An Oklahoma Non-Disclosure Agreement (NDA) is a vital tool for safeguarding confidential information. It ensures that sensitive data, including client lists and proprietary business strategies, remains secure when shared with involved parties. NDAs can take the form of “unilateral” or “mutual” agreements, with the former obligating a single party to confidentiality while the latter binds both parties.
Oklahoma NDA Laws Overview
- Governing Laws: Okla. Stat. tit. 78, §§ 85-94 (Uniform Trade Secrets Act).
- Statute of Limitation: After an NDA violation, a misappropriation claim must be filed within three years (§ 91).
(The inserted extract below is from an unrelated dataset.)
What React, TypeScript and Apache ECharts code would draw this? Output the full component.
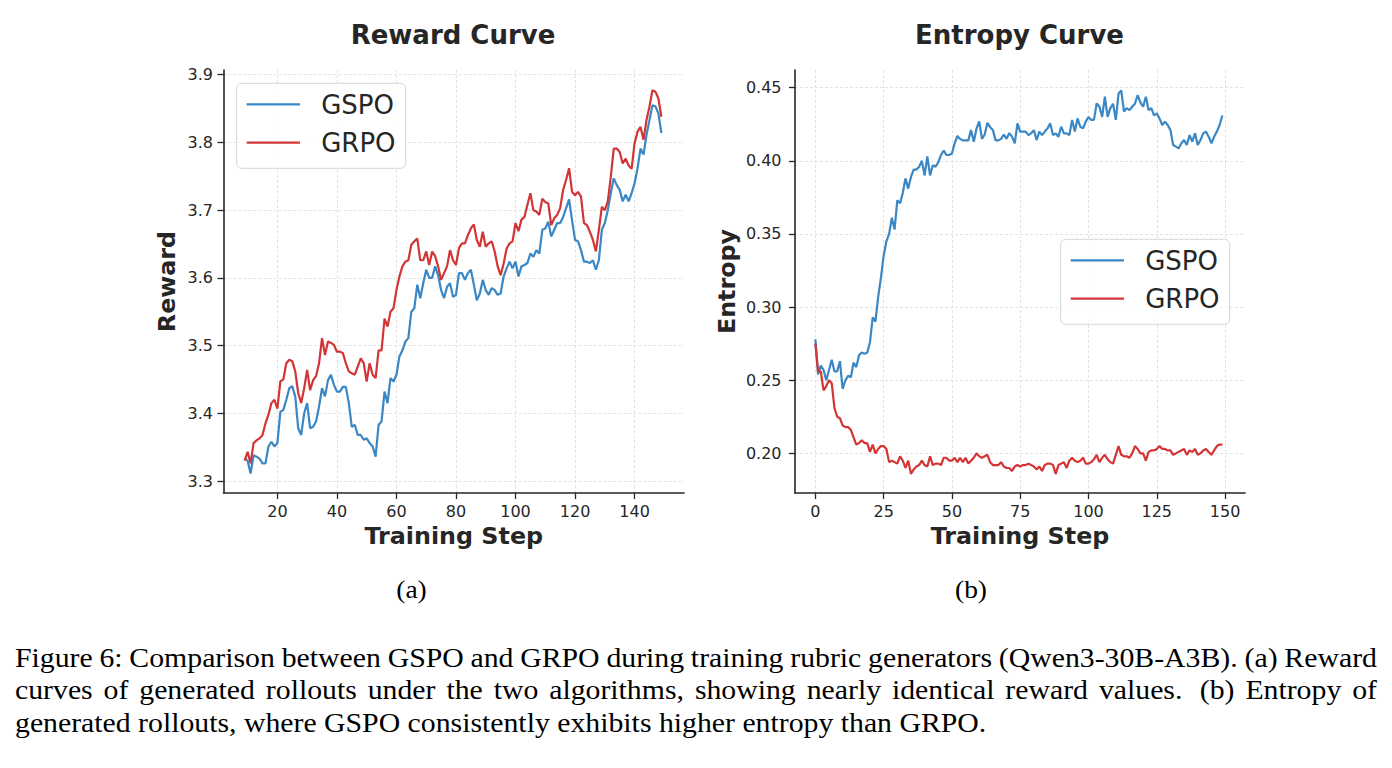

- Trade Secret Definition (§ 86(4)):
“Trade secret” means information, including a formula, pattern, compilation, program, device, method, technique or process, that:
a. derives independent economic value, actual or potential, from not being generally known to, and not being readily ascertainable by proper means by, other persons who can obtain economic value from its disclosure or use, and
b. is the subject of efforts that are reasonable under the circumstances to maintain its secrecy.
Are NDAs Enforceable in Oklahoma?
Yes. NDAs are enforceable in Oklahoma, but the agreement must be reasonable in scope and duration. The NDA should specifically define what information is considered confidential and must not impose excessive restrictions on the receiving party. Oklahoma courts will generally uphold NDAs that are fair and protect legitimate business interests.